Academics — and others — increasingly write software. And we increasingly host it on GitHub. How can we uncover the impact our software has made, learn from it, and communicate this to people who evaluate our work?
GitHub itself gets us off to a great start. GitHub users can “star” repositories they like, and GitHub displays how many people have forked a given software project — started a new project based on the code. Both are valuable metrics of interest, and great places to start qualitatively exploring who is interested in the project and what they’ve used it for.
What about impact beyond GitHub? GitHub repositories are discussed on Twitter and Facebook. For example, the GitHub link to the popular jquery library has been tweeted 556 times and liked on Facebook 24 times (and received 18k stars and almost 3k forks).
Is that a lot? Yes! It is one of the runaway successes on GitHub.
How much attention does an average GitHub project receive? We want to know, to give reference points for the impact numbers we report. Archive.org to the rescue! Archive.org posted a list of all GitHub repositories active in December 2012. We just wanted a random sample of these, so we wrote some quick code to pull random repos from this list, grouped by year the repo was created on GitHub.

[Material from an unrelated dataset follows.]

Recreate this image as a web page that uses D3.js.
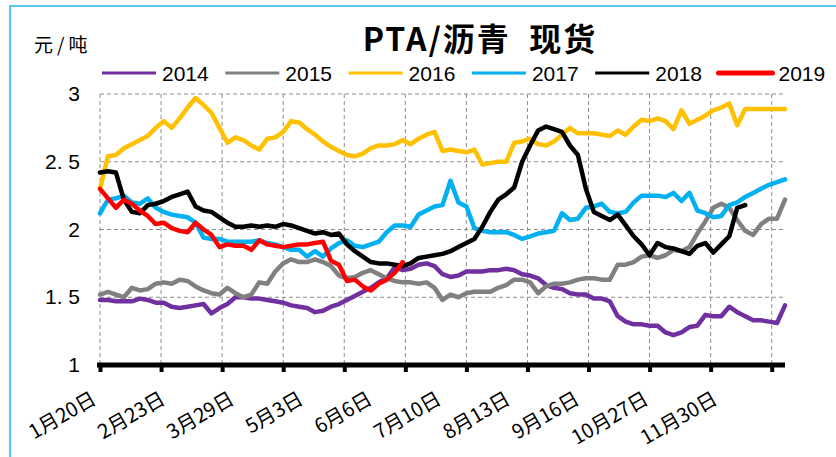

Here is our reference set of 100 random GitHub repositories created in 2011. Based on this, we’ve calculated that receiving 3 stars puts you in the top 20% of all GitHub repos created in 2011, and 7 stars puts you in the top 10%. Only a few of the 100 repositories were tweeted, so getting a tweet puts you in the top 15% of repositories.
You can see this reference set in action on this example, rfishbase, a GitHub repository by rOpenSci that provides an R interface to the fishbase.org database:
So at this point we’ve got recognition within GitHub and social media mentions, but what about contribution to the academic literature? Have other people used the software in research?
Software use has been frustratingly hard to track for academic software developers, because there are poor standards and norms for citing software as a standalone product in reference lists, and citation databases rarely index these citations even when they exist. Luckily, publishers and others are beginning to build interfaces that let us query for URLs mentioned within full text of research papers… all of a sudden, we can discover attribution links to software packages that are hidden in not only in reference lists, but also methods sections and acknowledgements! For example, the GitHub url for a crowdsourced repo on an E Coli outbreak has been mentioned in the full text of two PLOS papers, as discovered on ImpactStory:
There is still a lot of work for us all to do. How can we tell the difference between 10 labmates starring a software repo and 10 unknown admirers? How can we pull in second-order impact, to understand how important the software has been to the research paper, and how impactful the research paper was?
Early days, but we are on the way. Type in your github username and see what we find!
Great post, Heather! Love it.
One thing I’d like to point out is that I almost never use stars as a “like” or a “+1”. Most often I just use it as a bookmark (for a variety of reasons, not just as praise).
Similarly I almost never fork a project unless I have some intention of contributing back that effort. I simply clone a copy and incorporate that into my work.
So it’s quite likely that some really useful projects without popular appeal like Twitter Bootstrap might slip under the radar. It would be great if GitHub tracked number of clones and provided those metrics too.
Filtering out stars and forks from coauthors would be great too (since that is one of the most common use case for forking).
Thanks for the thought-provoking post Heather.
There are a number of journals that also cater directly for publication of software. For example Journal of Statistical Software, R Journal, and Methods in Ecology and Evolution. In part these journals hep to solve the attribution/impact problem of software that you outline. Any aggregator of software impact will have to combine the more traditional citations to papers in such journals with the relevant social media measure of impact for the same piece of software.
I agree with your point that traditional methods of establishing reputation and reach will still play a large part until there is a substantial change to the way that academic promotion is decided.
I’ve added your journal suggestions to the list I’m curating for the Software Sustainability Institute – I hope you don’t mind!
Not at all, thanks Neil!
Great idea! Are you aware of http://wikipapers.referata.com/wiki/Towards_Content-driven_Reputation_for_Collaborative_Code_Repositories from WikiSym 2012? They try to apply Wikipedia’s Wikitrust metrics to collaborative code writing. Key point seems to be: You get minus points whenever contributions get blocked / deleted. Of course this approach has its problems, too, but definitely worth a close look.